Leviaphonic Records, 1999
Genre: Black Metal
Anaal Nathrakh: 1999
1. Anaal Nathrakh
3. Ice Blasting Storm Winds
4. Carnage (Mayhem Cover)
Total Fucking Necro: 1999
7. L.E.T.H.A.L.: Diabolic
8. De Mysteriis dom Sathanas (Mayhem Cover)
9. The Technogoat
I don't own Anaal Nathrakh's demos individually, instead I picked up this compilation shortly after hearing their album "The Codex Necro". I missed out on the original pressing of this release as well, but I managed to obtain the Rage of Achilles version, which is much better than the original. The track listing above reflects the Rage of Achilles version. The version I own has the complete two demos with all the cover songs and bonus track "Necrogeddon", which is the pre-cursor of a track later used on "Domine Non es Dignus". After hearing "The Codex Necro" their material quickly became in high demand. To give you an idea of how old this is, the official Anaal Nathrakh website is housed in a geocities location as stated by the booklet!
I'm actually surprised it took two demos before Anaal Nathrakh got a contract, because after hearing the self-titled demo you can tell this band was really onto something interesting. The band is a duo starring Irrumator on all instruments and programming and V.I.T.R.I.O.L. on vocals... whom I will just call Vitriol at this point. Screw all those periods. One of the shocking things on this release is that this has some of the more realistic sounding drum programming for its time. Even though all this technology was being used Irrumator still managed to keep the music extremely raw, hence the title of the compilation "Total Fucking Necro". The self-titled demo actually has a lot of very catchy and groove styled elements to its style, which is not the norm for late 90's Black Metal. The second demo is truly a shining moment for he project... opening with "The Supreme Necrotic Audnance" we hear this band has already evolved in such a short amount of time. They've seriously upped the intensity level and Vitriol's vocal performance is even more menacing than before. Strangely I feel that "Satanarchrist" mellows out the eel of the albums a little bit. It's a far more melodic song and just doesn't follow the punishing atmosphere of the opening track. From here they proceed to perform one of the better covers of "De Mysteriis dom Sathanas" out there. Part of me sort of wishes they would redo this with their more modern sound, but there's just no replacing the raw viciousness of this I think. Vitriol does a great Atilla for a little while, but then falls into doing his own vocal interpretation, which is really what makes this shine. Its one thing to copy, but can you add your own twist? And he certainly does and the result is something far more frantic than the original. It certainly makes for a great atmosphere.

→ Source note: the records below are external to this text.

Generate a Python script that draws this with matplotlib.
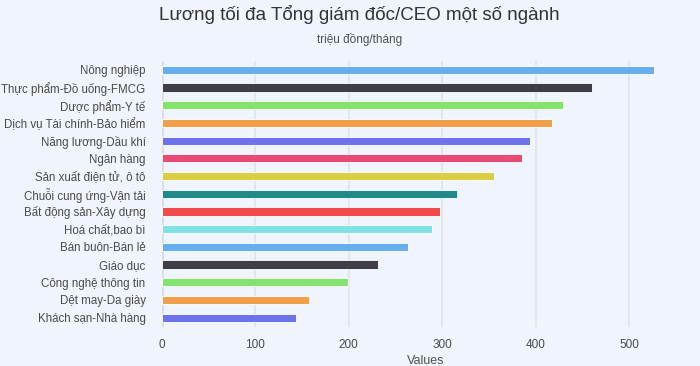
import matplotlib.pyplot as plt

# =========================
# Data
# =========================

industries = [
    "Nông nghiệp",
    "Thực phẩm-Đồ uống-FMCG",
    "Dược phẩm-Y tế",
    "Dịch vụ Tài chính-Bảo hiểm",
    "Năng lương-Dầu khí",
    "Ngân hàng",
    "Sản xuất điện tử, ô tô",
    "Chuỗi cung ứng-Vận tải",
    "Bất động sản-Xây dựng",
    "Hoá chất,bao bì",
    "Bán buôn-Bán lẻ",
    "Giáo dục",
    "Công nghệ thông tin",
    "Dệt may-Da giày",
    "Khách sạn-Nhà hàng",
]
salaries = [526, 460, 429, 418, 394, 385, 355, 316, 298, 289, 263, 231, 199, 158, 144]
x_ticks = [0, 100, 200, 300, 400, 500]

colors = [
    "#67AEEE", "#3E3D48", "#83E36C", "#EFA04D", "#6C73E8",
    "#E94B79", "#DBCE45", "#208A8A", "#F04B4C", "#80E2E5",
    "#67AEEE", "#3E3D48", "#83E36C", "#EFA04D", "#6C73E8",
]

BG = "#EFF4FD"

# =========================
# Plot
# =========================

plt.rcParams["font.family"] = ["Liberation Sans", "DejaVu Sans"]

fig = plt.figure(figsize=(7, 3.66), dpi=100, facecolor=BG)
ax = fig.add_axes([161.5 / 700, 1 - 326.5 / 366, (690 - 161.5) / 700, (326.5 - 61) / 366])
ax.set_facecolor(BG)

y_pos = list(range(len(industries)))
ax.barh(y_pos, salaries, height=0.46, color=colors, edgecolor="white",
        linewidth=0.6, zorder=3)

ax.set_xlim(0, 565)
ax.set_ylim(len(industries) - 0.5, -0.5)

ax.set_xticks(x_ticks)
ax.set_xticklabels([str(t) for t in x_ticks])
ax.set_yticks(y_pos)
ax.set_yticklabels(industries)

ax.tick_params(axis="y", length=0, pad=11.5, labelsize=8.3, labelcolor="#4A4A4A")
ax.tick_params(axis="x", length=0, pad=9, labelsize=8.5, labelcolor="#4A4A4A")

ax.grid(axis="x", color="#DDE3EE", linewidth=1.2, zorder=0)
ax.axvline(0, color="#D3DCF0", linewidth=2, zorder=2)
for side in ["top", "right", "bottom", "left"]:
    ax.spines[side].set_visible(False)

ax.set_xlabel("Values", fontsize=9, color="#505050", labelpad=3)

fig.text(0.514, 1 - 15 / 366, "Lương tối đa Tổng giám đốc/CEO một số ngành",
         ha="center", va="center", fontsize=13.5, color="#333333")
fig.text(0.514, 1 - 39 / 366, "triệu đồng/tháng",
         ha="center", va="center", fontsize=8.5, color="#505050")

fig.savefig("out.png", dpi=100, facecolor=BG)
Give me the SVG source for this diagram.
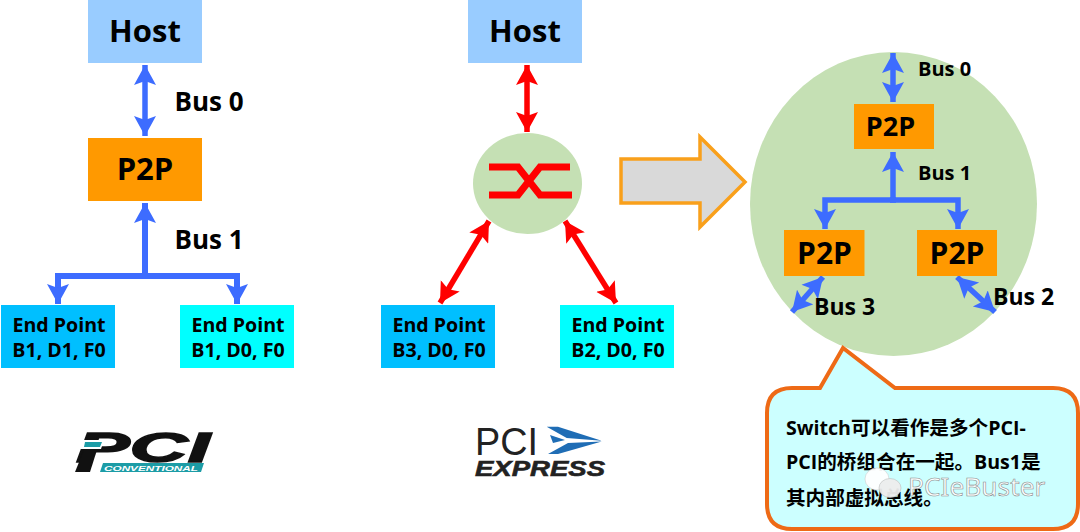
<svg xmlns="http://www.w3.org/2000/svg" width="1080" height="532" viewBox="0 0 1080 532">
<style>
text{font-family:"Open Sans","Noto Sans CJK SC",sans-serif;font-weight:700;fill:#000;text-anchor:middle}
.host{fill:#99CCFF}.p2p{fill:#FF9900}.ep1{fill:#00BFFF}.ep2{fill:#00FFFF}
.big{font-size:31px}.bus{font-size:26px;text-anchor:start}.ep{font-size:19.6px}.sm{font-size:20px;text-anchor:start}.note{font-size:19.6px;text-anchor:start}
.b{fill:none;stroke:#3D6CFF;stroke-width:5.5}.r{fill:none;stroke:#FF0000;stroke-width:5.5}
.be{marker-end:url(#ba)}.bb{marker-start:url(#bs);marker-end:url(#ba)}.rb{marker-start:url(#rs);marker-end:url(#ra)}
.logo{font-family:"Liberation Sans",sans-serif;text-anchor:start}
</style>
<defs>
<marker id="ba" markerUnits="userSpaceOnUse" markerWidth="24" markerHeight="24" refX="20" refY="11" orient="auto"><path d="M0,0L20,11L0,22L4,11Z" fill="#3D6CFF"/></marker>
<marker id="bs" markerUnits="userSpaceOnUse" markerWidth="24" markerHeight="24" refX="0" refY="11" orient="auto"><path d="M20,0L0,11L20,22L16,11Z" fill="#3D6CFF"/></marker>
<marker id="ra" markerUnits="userSpaceOnUse" markerWidth="24" markerHeight="24" refX="20" refY="11" orient="auto"><path d="M0,0L20,11L0,22L4,11Z" fill="#FF0000"/></marker>
<marker id="rs" markerUnits="userSpaceOnUse" markerWidth="24" markerHeight="24" refX="0" refY="11" orient="auto"><path d="M20,0L0,11L20,22L16,11Z" fill="#FF0000"/></marker>
</defs>
<rect width="1080" height="532" fill="#fff"/>

<g id="switch-detail-circle"><ellipse cx="893.5" cy="204" rx="143.5" ry="152" fill="#C5E0B4"/></g>

<g id="connectors">
<path class="b bb" d="M145,65V136"/>
<path class="b be" d="M145,276V203" style="stroke-width:6"/>
<path class="b be" d="M148,276H58V304" style="stroke-width:6"/>
<path class="b be" d="M142,276H237V304" style="stroke-width:6"/>
<path class="r rb" d="M527,65V132"/>
<path class="r rb" d="M489,221L440,303"/>
<path class="r rb" d="M565,221L616,303"/>
<path class="b bb" d="M893,53V102"/>
<path class="b be" d="M893,200V152"/>
<path class="b be" d="M896,200H825V229"/>
<path class="b be" d="M890,200H958V229"/>
<path class="b bb" d="M823,277L792,312"/>
<path class="b bb" d="M957,277L995,312"/>
</g>

<g id="host-left"><rect class="host" x="88" y="0" width="114" height="63"/><text class="big" x="145" y="42">Host</text></g>
<g id="p2p-left"><rect class="p2p" x="88" y="138" width="114" height="63"/><text class="big" x="145" y="180">P2P</text></g>
<g id="ep-b1d1"><rect class="ep1" x="1" y="305" width="114" height="63"/><text class="ep" x="59" y="332">End Point</text><text class="ep" x="59" y="357">B1, D1, F0</text></g>
<g id="ep-b1d0"><rect class="ep2" x="180" y="305" width="114" height="63"/><text class="ep" x="238" y="332">End Point</text><text class="ep" x="238" y="357">B1, D0, F0</text></g>
<text class="bus" x="174.5" y="111">Bus 0</text>
<text class="bus" x="174.5" y="249">Bus 1</text>

<g id="host-mid"><rect class="host" x="468" y="0" width="114" height="63"/><text class="big" x="525" y="42">Host</text></g>
<g id="switch-mid"><ellipse cx="527.5" cy="183.5" rx="54.5" ry="50.5" fill="#C5E0B4"/>
<path d="M489,167H518L540,195H572M489,195H518L540,167H570" fill="none" stroke="#FF0000" stroke-width="7"/></g>
<g id="ep-b3d0"><rect class="ep1" x="381" y="305" width="114" height="63"/><text class="ep" x="439" y="332">End Point</text><text class="ep" x="439" y="357">B3, D0, F0</text></g>
<g id="ep-b2d0"><rect class="ep2" x="560" y="305" width="114" height="63"/><text class="ep" x="618" y="332">End Point</text><text class="ep" x="618" y="357">B2, D0, F0</text></g>

<g id="block-arrow"><path d="M621,159H700V137L745,182L700,227V203H621Z" fill="#D9D9D9" stroke="#F9A01B" stroke-width="3.5"/></g>

<g id="p2p-top"><rect class="p2p" x="854" y="104" width="80" height="45"/><text x="890.5" y="136" style="font-size:27px">P2P</text></g>
<g id="p2p-bl"><rect class="p2p" x="784" y="230" width="80.5" height="46"/><text x="824.5" y="264" style="font-size:30px">P2P</text></g>
<g id="p2p-br"><rect class="p2p" x="917" y="230" width="80" height="46"/><text x="957" y="264" style="font-size:30px">P2P</text></g>
<text class="sm" x="918" y="76">Bus 0</text>
<text class="sm" x="918" y="180">Bus 1</text>
<text class="bus" x="814" y="315" style="font-size:23px">Bus 3</text>
<text class="bus" x="993" y="305" style="font-size:23px">Bus 2</text>

<g id="callout"><path d="M792,388H820L843,348L895,388H1053Q1078,388 1078,413V504Q1078,529 1053,529H792Q767,529 767,504V413Q767,388 792,388Z" fill="#CCFFFF" stroke="#EE6A16" stroke-width="4"/>
<text class="note" x="786" y="435">Switch可以看作是多个PCI-</text>
<text class="note" x="786" y="469">PCI的桥组合在一起。Bus1是</text>
<text class="note" x="786" y="505">其内部虚拟总线。</text></g>

<g id="watermark" opacity="0.95"><ellipse cx="877" cy="479" rx="12" ry="11" fill="#fff" stroke="#ccc" stroke-width=".6"/><ellipse cx="890" cy="488" rx="11" ry="9.5" fill="#eee" stroke="#bbb" stroke-width=".6"/>
<text x="908" y="496" style="font-size:26.3px;font-weight:400;fill:#fff;stroke:#888;stroke-width:.6;text-anchor:start;font-family:'Noto Sans',sans-serif">PCIeBuster</text></g>

<g id="logo-pci">
<text class="logo" x="76" y="462" textLength="134" lengthAdjust="spacingAndGlyphs" style="font-size:43px;font-weight:700;font-style:italic;stroke:#111;stroke-width:1.5;fill:#111">PCI</text>
<path d="M75,472L84,450H97L90,472Z" fill="#111"/>
<path d="M83,440H104L101,449H80Z" fill="#fff"/>
<path d="M85,442H102L100,447H84Z" fill="#1C9CA6"/>
<path d="M103,463H204L201,472H100Z" fill="#1C9CA6"/>
<text class="logo" x="104" y="470.5" textLength="94" lengthAdjust="spacingAndGlyphs" style="font-size:8px;font-weight:700;font-style:italic;fill:#fff">CONVENTIONAL</text>
</g>
<g id="logo-pcie">
<text class="logo" x="475" y="455" textLength="63" lengthAdjust="spacingAndGlyphs" style="font-size:38px;font-weight:400;fill:#222">PCI</text>
<path d="M546.7,426.7H558L601.7,440.7L566.7,438ZM550,435L565,440L553,443ZM601.7,441.5L568,443L548,454H558Z" fill="#1F6DB5"/>
<text class="logo" x="475" y="476" textLength="130" lengthAdjust="spacingAndGlyphs" style="font-size:22px;font-weight:700;font-style:italic;fill:#222;stroke:#222;stroke-width:.6">EXPRESS</text>
</g>
</svg>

Between the two demos we have a lot of variation for the project. Catchy sections, some more somber piece, and other absolutely punishing and menacing tracks. Everything has great riffing, but I wonder if they can harness all this power they can apparently wield in their sound. It's obviously time for a full-length to be unleashed next, but we'll see what shape that will take. If I had heard these demos first, I would be wondering what the answer to this question would be.